O especialista acredita que para pessoas que trabalham nas áreas de Recursos Humanos a norma pode atuar como um "guia" para as empresas que já possuem uma "tendência genuína" a melhorar os cuidados com a saúde mental dos colaboradores, e na medida em que as organizações despertarem para avançar nesse aspecto. "Dessa forma, será possível gerenciar riscos psicossociais de forma estruturada", diz.
"A NR-1 vai abrir um caminho, mas caberá às organizações abraçarem a pauta como um compromisso real. Ou seja, a norma irá exigir formação, diálogo interno, novos hábitos e, principalmente, coragem para mudar os padrões atuais de gestão", alerta Spinelli.
Ele afirma que apesar do adiamento da entrada em vigor, a norma já entrou de forma "definitiva" na pauta das conversas de RH e gestão, "o que é muito positivo", diz. "A norma também amplia o entendimento do que é segurança no trabalho e sinaliza que saúde mental também é um direito".
Desafios
Spinelli também cita desafios que podem dificultar a efetiva implementação da norma. Um deles, segundo o especialista, é a falta de maior clareza sobre os indicadores que devem ser monitorados.
"Há também uma ausência de diretrizes práticas de como formar lideranças preparadas para lidar com riscos psicossociais – uma prática muito ligada ao meu trabalho, onde eu mais atuo, que é na formação dessas lideranças, no que eu chamo de liderança consciente. E o terceiro ponto é a necessidade de integrar essas diretrizes com as metas e a cultura organizacional, para que a norma não seja apenas uma obrigação documental", considera Spinelli.

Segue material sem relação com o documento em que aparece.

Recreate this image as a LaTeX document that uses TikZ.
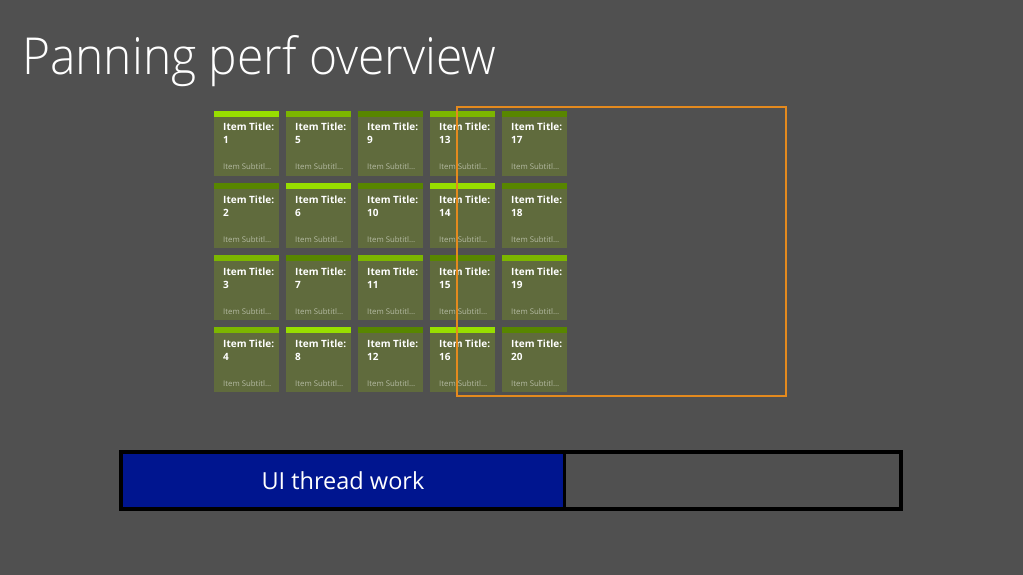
\documentclass[tikz,border=0pt]{standalone}
\usepackage{fontspec}
\setmainfont{Open Sans}
\newfontfamily\lightfont[FakeStretch=0.94]{Open Sans Light}
\definecolor{bg}{RGB}{80,80,80}
\definecolor{tilebody}{RGB}{96,107,61}
\definecolor{barB}{RGB}{152,222,0}
\definecolor{barM}{RGB}{124,182,0}
\definecolor{barD}{RGB}{88,134,0}
\definecolor{subgray}{RGB}{180,186,162}
\definecolor{viewor}{RGB}{228,138,30}
\definecolor{uiblue}{RGB}{0,21,143}
\tikzset{
  tile/.style={fill=tilebody, minimum width=65pt, minimum height=65pt, inner sep=0pt, outer sep=0pt, anchor=north west},
  ttl/.style={text=white, font=\bfseries\fontsize{10}{12}\selectfont, inner sep=0pt, anchor=base west},
  subttl/.style={text=subgray, font=\fontsize{7.8}{9}\selectfont, inner sep=0pt, anchor=base west},
}
\begin{document}
\begin{tikzpicture}[x=1pt,y=-1pt]
\fill[bg] (0,0) rectangle (1023,575);
\useasboundingbox (0,0) rectangle (1023,575);
\node[anchor=base west, font=\lightfont\fontsize{51}{60}\selectfont, text=white, inner sep=0pt] (title) at (22,75) {Panning perf overview};
\foreach \n/\bc in {1/B,2/D,3/M,4/M,5/M,6/B,7/D,8/B,9/D,10/D,11/M,12/D,13/M,14/B,15/D,16/B,17/D,18/D,19/M,20/D}{
  \pgfmathtruncatemacro\cc{(\n-1)/4}
  \pgfmathtruncatemacro\rr{mod(\n-1,4)}
  \node[tile] (t\n) at ({214+72*\cc},{111+72*\rr}) {};
  \fill[bar\bc] (t\n.north west) rectangle ([yshift=-6pt]t\n.north east);
  \node[ttl] (a\n) at ([xshift=9pt,yshift=-20pt]t\n.north west) {Item Title:};
  \node[ttl] (b\n) at ([xshift=9pt,yshift=-33pt]t\n.north west) {\n};
  \node[subttl] (c\n) at ([xshift=9pt,yshift=-59pt]t\n.north west) {Item Subtitl…};
}
\node[draw=viewor, line width=1.5pt, minimum width=329pt, minimum height=289pt, inner sep=0pt, outer sep=0pt, anchor=north west] (view) at (457,107) {};
\node[draw=black, fill=bg, line width=4pt, minimum width=780pt, minimum height=57pt, inner sep=0pt, outer sep=0pt, anchor=north west] (track) at (121,452) {};
\node[fill=uiblue, text=white, font=\fontsize{23.5}{28}\selectfont, minimum width=440pt, minimum height=53pt, inner sep=0pt, outer sep=0pt, anchor=north west] (ui) at (123,454) {UI thread work};
\draw[line width=3pt] ([xshift=1.5pt]ui.north east) -- ([xshift=1.5pt]ui.south east);
\end{tikzpicture}
\end{document}
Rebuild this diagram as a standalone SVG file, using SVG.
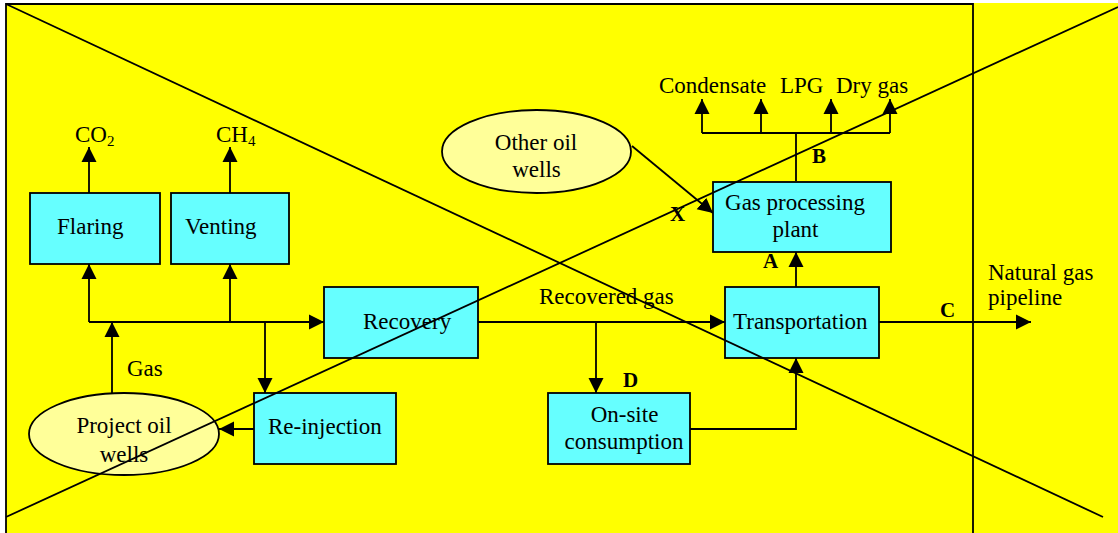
<svg xmlns="http://www.w3.org/2000/svg" width="1118" height="533" viewBox="0 0 1118 533">
<defs>
<style>
.box{fill:#66FFFF;stroke:#000;stroke-width:1.8}
.ell{fill:#FFFF99;stroke:#000;stroke-width:1.8}
.t{font-family:"Liberation Serif","Times New Roman",serif;font-size:23px;fill:#000}
.c{text-anchor:middle}
.b{font-family:"Liberation Serif","Times New Roman",serif;font-size:21px;font-weight:bold;fill:#000}
.ln{fill:none;stroke:#000;stroke-width:1.8}
.ar{fill:none;stroke:#000;stroke-width:1.8;marker-end:url(#ah)}
</style>
<marker id="ah" markerUnits="userSpaceOnUse" markerWidth="16" markerHeight="16" refX="15" refY="8" orient="auto" viewBox="0 0 16 16">
<path d="M0,0.5 L15,8 L0,15.5 z" fill="#000"/>
</marker>
</defs>
<rect x="0" y="0" width="1118" height="533" fill="#FFFFFF"/>
<rect x="6" y="3" width="1112" height="530" fill="#FFFF00"/>
<g id="frame">
<path class="ln" d="M6,533 V4 H973 V533" stroke-width="2"/>
</g>
<g id="connectors">
<path class="ar" d="M89,322 V264"/>
<path class="ar" d="M89,322 H324"/>
<path class="ar" d="M230,322 V264"/>
<path class="ar" d="M112,393 V322"/>
<path class="ar" d="M265,322 V393"/>
<path class="ar" d="M254,429 H219"/>
<path class="ar" d="M89,193 V147"/>
<path class="ar" d="M230,193 V147"/>
<path class="ar" d="M478,322 H725"/>
<path class="ar" d="M596,322 V393"/>
<path class="ar" d="M690,429 H796 V358"/>
<path class="ar" d="M796,287 V252"/>
<path class="ln" d="M796,181 V133 M702,133 H890"/>
<path class="ar" d="M702,133 V99"/>
<path class="ar" d="M761,133 V99"/>
<path class="ar" d="M831,133 V99"/>
<path class="ar" d="M890,133 V99"/>
<path class="ar" d="M879,322 H1031"/>
<path class="ar" d="M632,146 L713,213"/>
</g>
<g id="flaring"><rect class="box" x="30" y="193" width="130" height="71"/><text class="t" x="57" y="234">Flaring</text></g>
<g id="venting"><rect class="box" x="171" y="193" width="118" height="71"/><text class="t" x="185" y="234">Venting</text></g>
<g id="recovery"><rect class="box" x="324" y="287" width="154" height="71"/><text class="t" x="363" y="329">Recovery</text></g>
<g id="reinjection"><rect class="box" x="254" y="393" width="142" height="71"/><text class="t" x="268" y="434">Re-injection</text></g>
<g id="onsite"><rect class="box" x="548" y="393" width="142" height="71"/><text class="t c" x="624.5" y="422">On-site</text><text class="t c" x="624" y="449">consumption</text></g>
<g id="transportation"><rect class="box" x="725" y="287" width="154" height="71"/><text class="t" x="733" y="329">Transportation</text></g>
<g id="gasplant"><rect class="box" x="713" y="182" width="178" height="70"/><text class="t c" x="795" y="210">Gas processing</text><text class="t c" x="795.5" y="237">plant</text></g>
<g id="projectwells"><ellipse class="ell" cx="124" cy="434" rx="95" ry="41"/><text class="t c" x="124" y="433">Project oil</text><text class="t c" x="124" y="462">wells</text></g>
<g id="otherwells"><ellipse class="ell" cx="536.5" cy="151.5" rx="94.5" ry="41.5"/><text class="t c" x="536" y="150">Other oil</text><text class="t c" x="536.5" y="177">wells</text></g>
<g id="labels">
<text class="t" x="75" y="142" font-size="22">CO<tspan font-size="15" dy="4">2</tspan></text>
<text class="t" x="216" y="142" font-size="22">CH<tspan font-size="15" dy="4">4</tspan></text>
<text class="t" x="127" y="376">Gas</text>
<text class="t" x="539" y="304">Recovered gas</text>
<text class="t" x="659" y="93">Condensate</text>
<text class="t" x="780" y="93">LPG</text>
<text class="t" x="836" y="93">Dry gas</text>
<text class="t" x="988" y="280">Natural gas</text>
<text class="t" x="988" y="305">pipeline</text>
<text class="b" x="763" y="268">A</text>
<text class="b" x="812" y="163">B</text>
<text class="b" x="940" y="317">C</text>
<text class="b" x="623" y="387">D</text>
<text class="b" x="670" y="221">X</text>
</g>
<g id="cross">
<path class="ln" d="M6,4 L1103,517"/>
<path class="ln" d="M6,517 L1118,7"/>
</g>
</svg>
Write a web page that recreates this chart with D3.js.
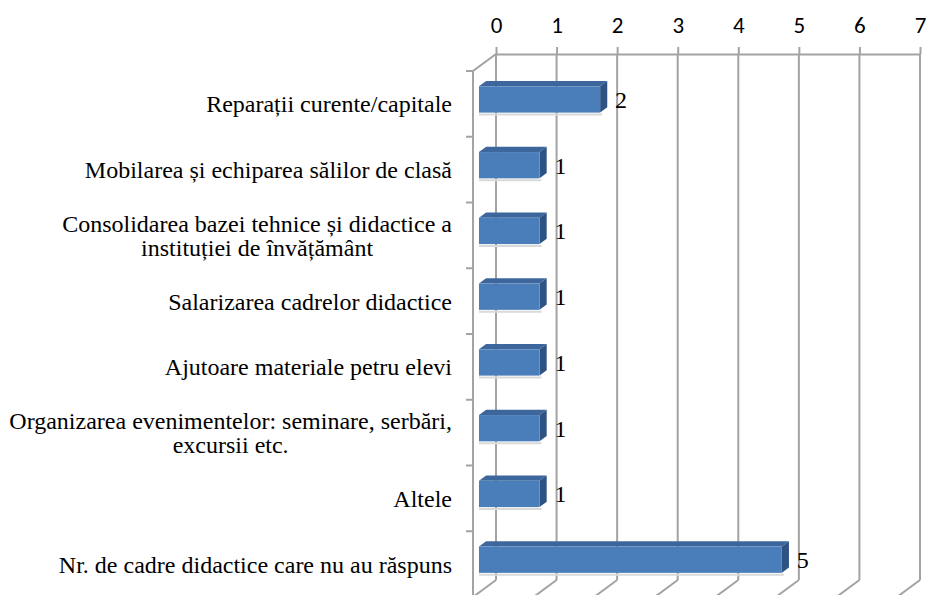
<!DOCTYPE html>
<html>
<head>
<meta charset="utf-8">
<script src="https://cdn.jsdelivr.net/npm/d3@7"></script>
<style>
  body { margin: 0; background: #fff; }
  svg { display: block; }
  .serif { font-family: "Liberation Serif", "Times New Roman", "DejaVu Serif", serif; }
</style>
</head>
<body>
<div id="chart"></div>
<script>
// Data
const categories = [
    "Reparații curente/capitale",
    "Mobilarea și echiparea sălilor de clasă",
    "Consolidarea bazei tehnice și didactice a|instituției de învățământ",
    "Salarizarea cadrelor didactice",
    "Ajutoare materiale petru elevi",
    "Organizarea evenimentelor: seminare, serbări,|excursii etc.",
    "Altele",
    "Nr. de cadre didactice care nu au răspuns"
];
const values = [2, 1, 1, 1, 1, 1, 1, 5];
const tickValues = [0, 1, 2, 3, 4, 5, 6, 7];

const data = categories.map((c, i) => ({ cat: c, value: values[i] }));

const width = 927, height = 595;
const serif = "'Liberation Serif', 'Times New Roman', 'DejaVu Serif', serif";

// back wall box and the 3D depth vector (back -> front)
const wall = {left: 496, right: 920, top: 54, bottom: 580};
const DX = -23, DY = 17;
const fFront = 0.74, fBack = 0.43;   // depth of the bar faces

const svg = d3.select("#chart").append("svg")
    .attr("width", width)
    .attr("height", height);

const x = d3.scaleLinear()
    .domain([0, 7])
    .range([wall.left, wall.right]);

const y = d3.scaleBand()
    .domain(categories)
    .range([wall.top, wall.bottom])
    .paddingInner(0.6)
    .paddingOuter(0.3);

const gridColor = "#a3a3a3";

// top axis (back wall top edge + tick labels)
const axis = svg.append("g")
    .attr("transform", `translate(0,${wall.top})`)
    .call(d3.axisTop(x).tickValues(tickValues).tickSize(7).tickSizeOuter(0).tickPadding(14).tickFormat(d3.format("d")));
axis.attr("font-family", null).attr("font-size", null);
axis.select(".domain").attr("stroke", gridColor).attr("stroke-width", 2);
axis.selectAll(".tick line").attr("stroke", gridColor).attr("stroke-width", 2);
axis.selectAll(".tick text")
    .attr("fill", "#000")
    .attr("font-family", "Carlito, Lato, 'Open Sans', sans-serif")
    .attr("font-size", 23);

// back wall vertical gridlines
svg.append("g").selectAll("line")
    .data(tickValues)
    .enter().append("line")
    .attr("x1", d => x(d)).attr("x2", d => x(d))
    .attr("y1", wall.top).attr("y2", wall.bottom)
    .attr("stroke", gridColor).attr("stroke-width", 2);

// floor gridlines (slanted towards the viewer)
svg.append("g").selectAll("line")
    .data(tickValues)
    .enter().append("line")
    .attr("x1", d => x(d)).attr("y1", wall.bottom)
    .attr("x2", d => x(d) + DX).attr("y2", wall.bottom + DY)
    .attr("stroke", gridColor).attr("stroke-width", 2);

// left wall
const wallX = wall.left + DX;
svg.append("path")
    .attr("d", `M${wallX},${wall.bottom + DY}L${wallX},${wall.top + DY}L${wall.left},${wall.top}`)
    .attr("fill", "none")
    .attr("stroke", gridColor).attr("stroke-width", 2);

// category ticks on the left wall
const bounds = d3.range(categories.length + 1).map(i => wall.top + i * y.step() + DY);
svg.append("g").selectAll("line")
    .data(bounds)
    .enter().append("line")
    .attr("x1", wallX - 7).attr("x2", wallX)
    .attr("y1", d => d).attr("y2", d => d)
    .attr("stroke", gridColor).attr("stroke-width", 2);

// bars: top face, side face, front face
const bars = svg.append("g").selectAll("g")
    .data(data)
    .enter().append("g");

function pt(px, py, f) {
    return [px + DX * f, py + DY * f];
}

bars.append("path")   // soft shadow
    .attr("d", d => {
        const a = pt(x(0), y(d.cat) + y.bandwidth(), fFront);
        const b = pt(x(d.value), y(d.cat) + y.bandwidth(), fFront);
        return `M${a[0]},${a[1] + 1}L${b[0] + 2},${b[1] + 1}L${b[0] + 2},${b[1] + 3}L${a[0]},${a[1] + 3}Z`;
    })
    .attr("fill", "#d9d9d9");

bars.append("path")   // top face
    .attr("d", d => {
        const y0 = y(d.cat);
        const p = [pt(x(0), y0, fFront), pt(x(d.value), y0, fFront), pt(x(d.value), y0, fBack), pt(x(0), y0, fBack)];
        return "M" + p.map(q => q.join(",")).join("L") + "Z";
    })
    .attr("fill", "#3d679c");

bars.append("path")   // right side face
    .attr("d", d => {
        const y0 = y(d.cat), y1 = y0 + y.bandwidth(), xv = x(d.value);
        const p = [pt(xv, y0, fFront), pt(xv, y0, fBack), pt(xv, y1, fBack), pt(xv, y1, fFront)];
        return "M" + p.map(q => q.join(",")).join("L") + "Z";
    })
    .attr("fill", "#2e5282");

bars.append("rect")   // front face
    .attr("x", x(0) + DX * fFront)
    .attr("y", d => y(d.cat) + DY * fFront)
    .attr("width", d => x(d.value) - x(0))
    .attr("height", y.bandwidth())
    .attr("fill", "#4a7ebb");

// value labels
bars.append("text")
    .attr("class", "serif")
    .attr("x", d => x(d.value) + DX * fFront + 15)
    .attr("y", d => y(d.cat) + DY * fFront + y.bandwidth() / 2)
    .attr("dy", "0.35em")
    .attr("font-family", serif)
    .attr("font-size", 24)
    .text(d => d.value);

// category labels (right aligned block, lines centred inside)
const labelRight = 452, lineH = 24;
const labels = svg.append("g").selectAll("text")
    .data(categories)
    .enter().append("text")
    .attr("class", "serif")
    .attr("font-family", serif)
    .attr("font-size", 24)
    .attr("fill", "#000");

labels.each(function(d) {
    const t = d3.select(this);
    const lines = d.split("|");
    const cy = y(d) + y.bandwidth() / 2 + DY;
    const spans = lines.map((l, i) => t.append("tspan")
        .attr("y", cy + (i - (lines.length - 1) / 2) * lineH)
        .attr("dy", "0.35em")
        .text(l));
    const widths = spans.map(s => s.node().getComputedTextLength());
    const maxW = d3.max(widths);
    spans.forEach(s => s.attr("x", labelRight - maxW / 2).attr("text-anchor", "middle"));
});
</script>
</body>
</html>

Por fim, o especialista diz que a grande pergunta que líderes e pessoas que trabalham em RH devem fazer é se estão preparados "para liderar com consciência em um mundo onde o bem-estar deixou de ser um benefício e passou a ser uma necessidade estratégica".
"Isto porque o mundo está muito desafiador em vários aspectos. Por exemplo, ainda colhemos efeitos pós-pandêmicos de saúde emocional, em um mundo em rápida transformação, com pessoas tendo suas mentes viciadas em conteúdos rasos, rápidos e, muitas vezes, sem qualidade, em meio a rotinas muitas vezes agitadas e sem sentido", diz.
Ele afirma que os empregados já chegam aos seus trabalhadores tendo que lidar com questões psicossociais, e a empresa, por sua vez, "precisa de colaboradores minimamente saudáveis, com capacidade produtiva e capacidade relacional".
"Eu realmente acredito que a NR-1 pode protagonizar a abertura da discussão sobre saúde mental no trabalho em níveis associativistas, em grupos de estudo acadêmicos e, principalmente, no ambiente organizacional - onde eu acredito que haverá mais impacto - , no qual líderes, RHs e pessoas podem olhar para a norma efetivamente como um guia para melhorar o ambiente", diz Spinelli.
"Quem sabe, diante dos efeitos esperados da NR-1 no futuro, as pessoas aprenderão nas empresas coisas que poderão ser levadas para a vida pessoal e para a família, gerando um efeito positivo em cadeia na sociedade", finaliza o especialista.